Este fin de semana pasado, en el Teatro Gayarre se pudo ver la comedia Angelina o el honor de un brigadier de Enrique Jardiel Poncela, escritor humorista de la primera mitad del siglo XX que, a ojo de buen cubero, parece estar superando el desierto del tiempo que pocos autores resisten. A mí me parece que Jardiel era un tío que tenía mucha gracia, y que la sigue teniendo, y para justificarlo no hay necesidad de hacer floreos sobre el humor absurdo, el compromiso social ni gaitas.
-Ya está usted. ¿Es que alguien ha dicho algo?

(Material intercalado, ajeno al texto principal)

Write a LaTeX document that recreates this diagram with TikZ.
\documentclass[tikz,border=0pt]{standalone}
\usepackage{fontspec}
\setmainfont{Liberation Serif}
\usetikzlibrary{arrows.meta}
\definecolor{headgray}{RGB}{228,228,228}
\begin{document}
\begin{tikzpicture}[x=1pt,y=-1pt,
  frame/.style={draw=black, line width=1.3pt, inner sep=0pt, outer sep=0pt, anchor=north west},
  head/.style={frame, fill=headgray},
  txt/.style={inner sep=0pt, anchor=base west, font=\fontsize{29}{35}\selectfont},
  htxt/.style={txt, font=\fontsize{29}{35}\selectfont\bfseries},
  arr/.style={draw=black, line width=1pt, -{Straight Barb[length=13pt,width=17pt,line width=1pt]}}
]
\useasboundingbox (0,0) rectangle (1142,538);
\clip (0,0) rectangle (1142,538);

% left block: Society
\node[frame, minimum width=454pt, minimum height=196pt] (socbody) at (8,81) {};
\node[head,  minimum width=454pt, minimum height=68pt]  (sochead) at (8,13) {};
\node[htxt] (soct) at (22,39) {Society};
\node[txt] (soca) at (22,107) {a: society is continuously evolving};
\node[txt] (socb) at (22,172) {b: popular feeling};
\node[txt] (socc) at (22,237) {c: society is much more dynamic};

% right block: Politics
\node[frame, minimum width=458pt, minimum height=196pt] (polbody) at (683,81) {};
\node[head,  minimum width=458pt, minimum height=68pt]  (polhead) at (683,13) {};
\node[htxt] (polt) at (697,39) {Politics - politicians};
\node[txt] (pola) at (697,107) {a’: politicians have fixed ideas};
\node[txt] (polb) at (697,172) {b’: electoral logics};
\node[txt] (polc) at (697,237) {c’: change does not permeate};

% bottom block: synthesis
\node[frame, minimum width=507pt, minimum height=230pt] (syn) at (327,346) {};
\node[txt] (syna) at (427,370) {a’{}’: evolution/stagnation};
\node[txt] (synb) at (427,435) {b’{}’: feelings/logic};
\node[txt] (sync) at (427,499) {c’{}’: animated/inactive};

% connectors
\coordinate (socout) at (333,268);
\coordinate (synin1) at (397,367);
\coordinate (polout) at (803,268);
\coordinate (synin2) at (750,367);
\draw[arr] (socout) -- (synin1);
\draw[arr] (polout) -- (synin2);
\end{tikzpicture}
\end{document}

-No lo sé, pero por si acaso.
Un teatro como el suyo está dando una lección entre estos aires de coñazo que nos abruman desde hace demasiados años. De esta representación extraje tres conclusiones.
Primera: Angelina está escrita en verso, con una más que notable riqueza de vocabulario. Muchos de sus vocablos tienen un ámbito hoy ya literario; en la representación es como si se inflaran de vida y fueran familiares para el respetable. El público puede entender mucho más de lo que la televisión impone…
Segunda: La comedia discurrió bien gracias a algunos actores, cuya vis cómica y clarísima dicción rebasaron las limitaciones que imponía un ritmo excesivamente trepidante, más una serie de elementos escénicos fruto de la dirección (no del guión) que no sólo no añadían nada, sino que molestaban. Hubo chistes que se perdieron en aras de la velocidad o la extravagancia, lo cual siempre es una pena, y el reparto era desigual. Es decir, en el teatro es imprescindible buenos actores y directores que no incordien con extravagancias.
Tercera: el teatro tiene dos caretas, risa y llanto, y la de la risa o está infravalorada o reducida a la vulgaridad en demasiadas ocasiones. Frente a una programación otoñal de la que aquí ya hablamos en su momento, Jardiel nos enseñó la máscara de la comedia. Llegó la reconciliación: todavía no se me han quitado las ganas de ir al teatro. Por fin.